The long version.
I started my first two businesses at 26 — a floral company in one garage and a venue concept in the other. My sister and I launched Project Floral with a cooler, a card table, and $3,000. Within a few years we grew it to a top-3 wedding floral company in Colorado with a 3,500 sq ft studio.
Moss Denver came next. I personally gutted an 8,000 sq ft warehouse and turned it into a wedding venue that landed on Venue Report's list of the 12 coolest warehouse venues in the world. That journey included $400K in compliance renovations, surviving Covid, and rebuilding an entire business model from scratch.
Along the way I co-founded Oak & Olive — a premium bartending company that grew to 40 staff and disrupted a market owned by one budget competitor. I served world leaders at the National Prayer Breakfast. I lost $200K on a private equity investment that taught me never to invest where you can't operate. I started and shut down three ventures in under 6 months each.

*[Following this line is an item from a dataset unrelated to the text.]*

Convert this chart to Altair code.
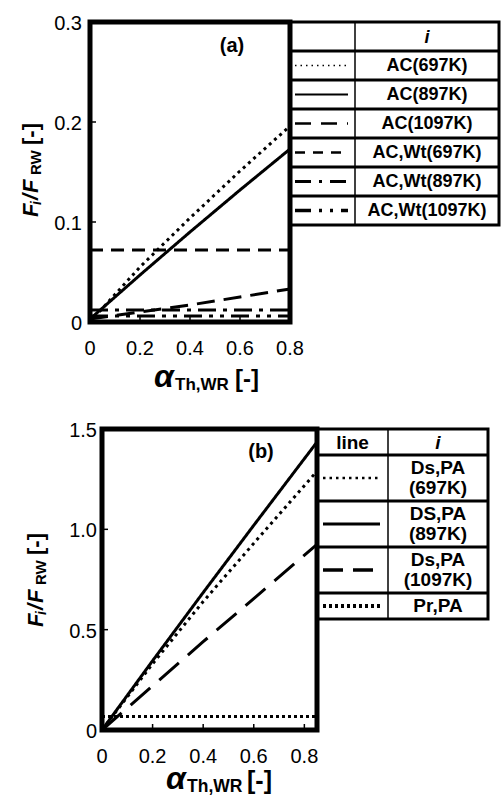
import altair as alt
import pandas as pd

FONT = "Liberation Sans"

# ---------------- panel (a) data ----------------
a_alpha = [0.0, 0.2, 0.4, 0.6, 0.8]
a_ac697 = [0.0, 0.055, 0.104, 0.151, 0.196]
a_ac897 = [0.003, 0.047, 0.090, 0.132, 0.173]
a_ac1097 = [0.003, 0.010, 0.017, 0.025, 0.033]
a_wt697 = [0.072, 0.072, 0.072, 0.072, 0.072]
a_wt897 = [0.012, 0.012, 0.012, 0.012, 0.012]
a_wt1097 = [0.006, 0.006, 0.006, 0.006, 0.006]
a_names = ["AC(697K)", "AC(897K)", "AC(1097K)", "AC,Wt(697K)", "AC,Wt(897K)", "AC,Wt(1097K)"]
a_labels = ["AC(697K)", "AC(897K)", "AC(1097K)", "AC,Wt(697K)", "AC,Wt(897K)", "AC,Wt(1097K)"]
a_xticks = [0, 0.2, 0.4, 0.6, 0.8]
a_yticks = [0, 0.1, 0.2, 0.3]

# ---------------- panel (b) data ----------------
b_alpha = [0.0, 0.2, 0.4, 0.6, 0.85]
b_ds697 = [0.0, 0.33, 0.64, 0.93, 1.29]
b_ds897 = [0.0, 0.345, 0.685, 1.02, 1.435]
b_ds1097 = [0.0, 0.22, 0.44, 0.655, 0.925]
b_prpa = [0.067, 0.067, 0.067, 0.067, 0.067]
b_names = ["Ds,PA(697K)", "DS,PA(897K)", "Ds,PA(1097K)", "Pr,PA"]
b_labels = ["Ds,PA|(697K)", "DS,PA|(897K)", "Ds,PA|(1097K)", "Pr,PA"]
b_xticks = [0, 0.2, 0.4, 0.6, 0.8]
b_yticks = [0, 0.5, 1.0, 1.5]

# ---------------- styles ----------------
a_dash = [[3, 4], [1, 0], [18, 9], [13, 8], [18, 7, 4, 7], [18, 7, 4, 7, 4, 7]]
a_width = [3, 3, 3.5, 3.5, 3.5, 3.5]
a_leg_dash = [[1.5, 4], [1, 0], [16, 10], [10, 8], [16, 8, 3, 8], [16, 8, 3, 8, 3, 8]]
a_leg_width = [1.5, 3.5, 3.5, 3.5, 3.5, 3.5]
b_dash = [[3, 4], [1, 0], [26, 12], [3, 3]]
b_width = [3, 3, 3, 3.5]
b_leg_dash = [[2.5, 4], [1, 0], [20, 10], [3, 3]]
b_leg_width = [2.5, 4, 4, 3.5]

# panel boxes in page pixels: left, right, top, bottom
A_BOX = (90, 290, 22, 322)
B_BOX = (102, 317, 429, 730)

LAB = "datum.t == 0 ? '0' : format(datum.t, '.1f')"


def long_df(alpha, names, series):
    rows = []
    for n, vals in zip(names, series):
        for a, v in zip(alpha, vals):
            rows.append({"alpha": a, "value": v, "series": n})
    return pd.DataFrame(rows)


def piece(text, x, y, size, italic=False, angle=0, align="left", baseline="alphabetic", bold=True):
    kw = dict(align=align, baseline=baseline, font=FONT, fontSize=size,
              fontWeight="bold" if bold else "normal",
              fontStyle="italic" if italic else "normal", color="black")
    if angle:
        kw["angle"] = angle
    return alt.Chart(pd.DataFrame({"s": [text]})).mark_text(**kw).encode(
        text="s:N", x=alt.value(x), y=alt.value(y))


def panel_layers(df, names, dashes, widths, xdom, ydom, xticks, yticks, box, tag, tag_xy,
                 yt_x, yt_y, xt_x, xt_y, xt_sizes, ylab_gap):
    L, R, T, B = box

    def X(f):
        return alt.X(f, scale=alt.Scale(domain=xdom, range=[L, R], nice=False, zero=False), axis=None)

    def Y(f):
        return alt.Y(f, scale=alt.Scale(domain=ydom, range=[B, T], nice=False, zero=False), axis=None)

    lines = alt.Chart(df).mark_line(color="black", strokeCap="butt").encode(
        x=X("alpha:Q"), y=Y("value:Q"),
        strokeDash=alt.StrokeDash("series:N", scale=alt.Scale(domain=names, range=dashes), legend=None),
        strokeWidth=alt.StrokeWidth("series:N", scale=alt.Scale(domain=names, range=widths), legend=None),
    )
    frame_df = pd.DataFrame({"x0": [xdom[0]], "x1": [xdom[1]], "y0": [ydom[0]], "y1": [ydom[1]]})
    frame = alt.Chart(frame_df).mark_rect(filled=False, stroke="black", strokeWidth=5).encode(
        x=X("x0:Q"), x2="x1:Q", y=Y("y0:Q"), y2="y1:Q")
    inner_x = [t for t in xticks if xdom[0] < t < xdom[1]]
    inner_y = [t for t in yticks if ydom[0] < t < ydom[1]]
    xt = alt.Chart(pd.DataFrame({"t": inner_x})).mark_rule(color="black", strokeWidth=1.5).encode(
        x=X("t:Q"), y=alt.value(B), y2=alt.value(B - 6))
    yt = alt.Chart(pd.DataFrame({"t": inner_y})).mark_rule(color="black", strokeWidth=1.5).encode(
        y=Y("t:Q"), x=alt.value(L), x2=alt.value(L + 6))
    xlab = alt.Chart(pd.DataFrame({"t": xticks})).transform_calculate(lab=LAB).mark_text(
        font=FONT, fontSize=20, align="center", baseline="alphabetic", color="black").encode(
        x=X("t:Q"), y=alt.value(B + 33), text="lab:N")
    ylab = alt.Chart(pd.DataFrame({"t": yticks})).transform_calculate(lab=LAB).mark_text(
        font=FONT, fontSize=20, align="right", baseline="alphabetic", dy=8, color="black").encode(
        y=Y("t:Q"), x=alt.value(L - ylab_gap), text="lab:N")
    tag_mark = piece(tag, tag_xy[0], tag_xy[1], 20, align="center", baseline="middle")
    ytitle = [
        piece("F", yt_x, yt_y, 22, italic=True, angle=270),
        piece("i", yt_x + 3, yt_y - 12, 14, italic=True, angle=270),
        piece("/", yt_x, yt_y - 17, 22, italic=True, angle=270),
        piece("F", yt_x, yt_y - 24, 22, italic=True, angle=270),
        piece("RW", yt_x + 3, yt_y - 42, 15, angle=270),
        piece("[-]", yt_x, yt_y - 72, 22, angle=270),
    ]
    xtitle = [
        piece("α", xt_x - 1, xt_y, 32, italic=True),
        piece("Th,WR", xt_x + 20, xt_y + 3, xt_sizes[0]),
        piece("[-]", xt_x + 80, xt_y, xt_sizes[1]),
    ]
    return [lines, xt, yt, frame, xlab, ylab, tag_mark] + ytitle + xtitle


def table_layers(keys, labels, head1, x0, x1, col1, top, unit, pad, fs, dashes, widths, sx0, sx1):
    nlines = [lbl.count("|") + 1 for lbl in labels]
    heights = [pad + unit] + [pad + unit * n for n in nlines]
    tops = [sum(heights[:k]) for k in range(len(heights))]
    total = sum(heights)
    mids = [t + hh / 2 for t, hh in zip(tops[1:], heights[1:])]
    rows = pd.DataFrame({
        "key": keys,
        "label": labels,
        "top": tops[1:],
        "mid": mids,
        "tmid": [m - (n - 1) * unit / 2 for m, n in zip(mids, nlines)],
    })

    def Y(f):
        return alt.Y(f, scale=alt.Scale(domain=[0, total], range=[top, top + total], nice=False, zero=False), axis=None)

    seps = alt.Chart(rows).mark_rule(color="black", strokeWidth=3).encode(
        y=Y("top:Q"), x=alt.value(x0), x2=alt.value(x1))
    box = alt.Chart(pd.DataFrame({"k": [0]})).mark_rect(filled=False, stroke="black", strokeWidth=3).encode(
        x=alt.value(x0), x2=alt.value(x1), y=alt.value(top), y2=alt.value(top + total))
    divider = alt.Chart(pd.DataFrame({"k": [0]})).mark_rule(color="black", strokeWidth=1.5).encode(
        x=alt.value(col1), y=alt.value(top), y2=alt.value(top + total))
    names = alt.Chart(rows).transform_calculate(txt="split(datum.label, '|')").mark_text(
        font=FONT, fontSize=fs, fontWeight="bold", lineHeight=unit, align="center",
        baseline="middle", color="black").encode(
        x=alt.value((col1 + x1) / 2), y=Y("tmid:Q"), text="txt:N")
    samples = alt.Chart(rows).mark_rule(color="black", strokeCap="butt").encode(
        x=alt.value(sx0), x2=alt.value(sx1), y=Y("mid:Q"),
        strokeDash=alt.StrokeDash("key:N", scale=alt.Scale(domain=keys, range=dashes), legend=None),
        strokeWidth=alt.StrokeWidth("key:N", scale=alt.Scale(domain=keys, range=widths), legend=None))
    hy = top + heights[0] / 2 + 1
    hdr = [piece("i", (col1 + x1) / 2, hy, fs, italic=True, align="center", baseline="middle")]
    if head1:
        hdr.append(piece(head1, (x0 + col1) / 2, hy, fs, align="center", baseline="middle"))
    return [seps, divider, box, names, samples] + hdr


df_a = long_df(a_alpha, a_names, [a_ac697, a_ac897, a_ac1097, a_wt697, a_wt897, a_wt1097])
df_b = long_df(b_alpha, b_names, [b_ds697, b_ds897, b_ds1097, b_prpa])

layers = []
layers += table_layers(a_names, a_labels, "", 290, 499, 355, 22, 20, 9, 18,
                       a_leg_dash, a_leg_width, 295, 348)
layers += table_layers(b_names, b_labels, "line", 317, 488, 388, 429, 20, 6, 19,
                       b_leg_dash, b_leg_width, 323, 380)
layers += panel_layers(df_a, a_names, a_dash, a_width, [0, 0.8], [0, 0.3], a_xticks, a_yticks,
                       A_BOX, "(a)", (232, 46), 38, 217, 155, 387, (17, 24), 8)
layers += panel_layers(df_b, b_names, b_dash, b_width, [0, 0.85], [0, 1.5], b_xticks, b_yticks,
                       B_BOX, "(b)", (261, 452), 43, 627, 167, 789, (17.5, 25), 5)

chart = alt.layer(*layers).resolve_scale(
    x="independent", y="independent", strokeDash="independent", strokeWidth="independent"
).properties(
    width=501, height=801, padding=0, autosize=alt.AutoSizeParams(type="none")
).configure_view(strokeWidth=0)

chart.save("out.html", embed_options={"renderer": "svg", "actions": False})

Today, Moss runs on its team at about 15 hours a month of my time. Project Floral sold at a premium in July 2025. VUE/Boulder — a venue I designed, launched, and now operate through my consulting firm Canopy Collective — is the model in action. The rental properties provide stability. The failures provide perspective.
The pattern across all of it is the same: build something real, build the team and systems to run it, step back. That's what I now do alongside other owners.